Le dirigeant se prêtera d’autant plus au jeu à ce stade qu’il est en confiance à tous les points de vue, qu’il effectue lui-même ces demandes pour ses propres besoins de managers, qu’il les a déjà connues par le passé et qu’il en reconnaît l’utilité. Débriefer ensuite les résultats du questionnaire projectif permet de renforcer le lien entre l’approché et le consultant, lequel intervient quasiment toujours dans la négociation finale des conditions de rémunération intégrant la part fixe, la part variable sur objectif souvent garantie en tout ou partie la première année, voire les deux premières années, la participation dans les SCCV s’il s’agit d’un promoteur, la participation au capital de la société ou de la filiale créée pour lui, la distribution d’AGA (Attribution Gratuites d’Actions) désormais préférées aux stock-options, les « carried interests » en gestion d’actifs ou de fonds, les avantages en nature et les rémunérations non monétaires – article 83 / épargne retraite, les garanties mandataires sociaux – RC et GSC ou le contrat « technique » de travail accompagnant le mandat social ….S’y ajoutent souvent un « hello » ou prime d’arrivée compensant la perte de revenu du fait du départ et un « golden parachute » en cas de révocation ou licenciement. Enfin, dans le cas d’ETI, le « package rémunération » passe parfois par des montages intégrant une société personnelle facturant des honoraires.

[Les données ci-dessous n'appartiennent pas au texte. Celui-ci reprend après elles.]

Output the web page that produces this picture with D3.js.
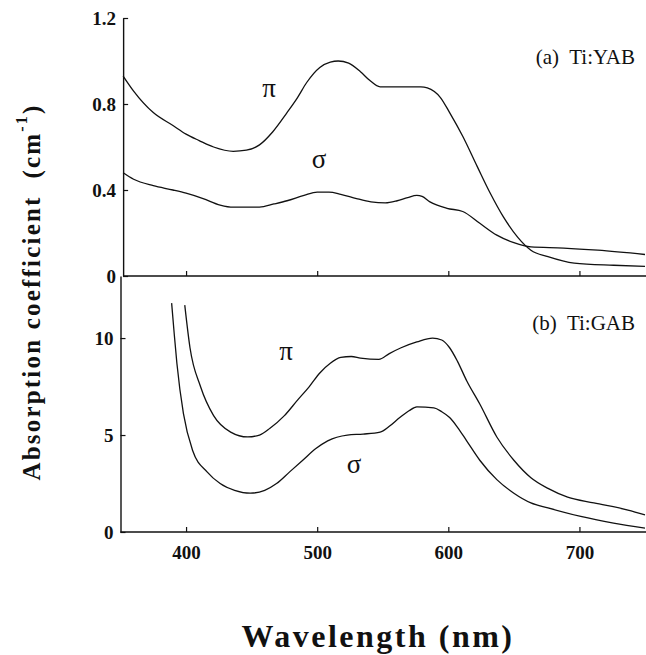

Ainsi l’approche directe d’un dirigeant ne peut être réalisée que par un consultant ou un tandem consultant – principal expérimenté, crédible vis-à-vis des « cibles », d’une culture économique et d’entreprise éclectique et de haut niveau, capable d’un niveau d’échange à parité avec le dirigeant approché, d’une excellente aisance relationnelle, d’une grande écoute, d’une forte empathie et d’un professionnalisme reconnu ; enfin, bien sûr, capable d’appréhender l’adéquation d’une personne dans toutes ses dimensions avec l’entreprise qui recrute, sa gouvernance, sa culture….Avec elle mais parfois aussi en la surprenant par un changement de cap voire « en lui tordant le bras » pour la faire évoluer vers de nouveaux horizons dans un contexte de profonde mutation…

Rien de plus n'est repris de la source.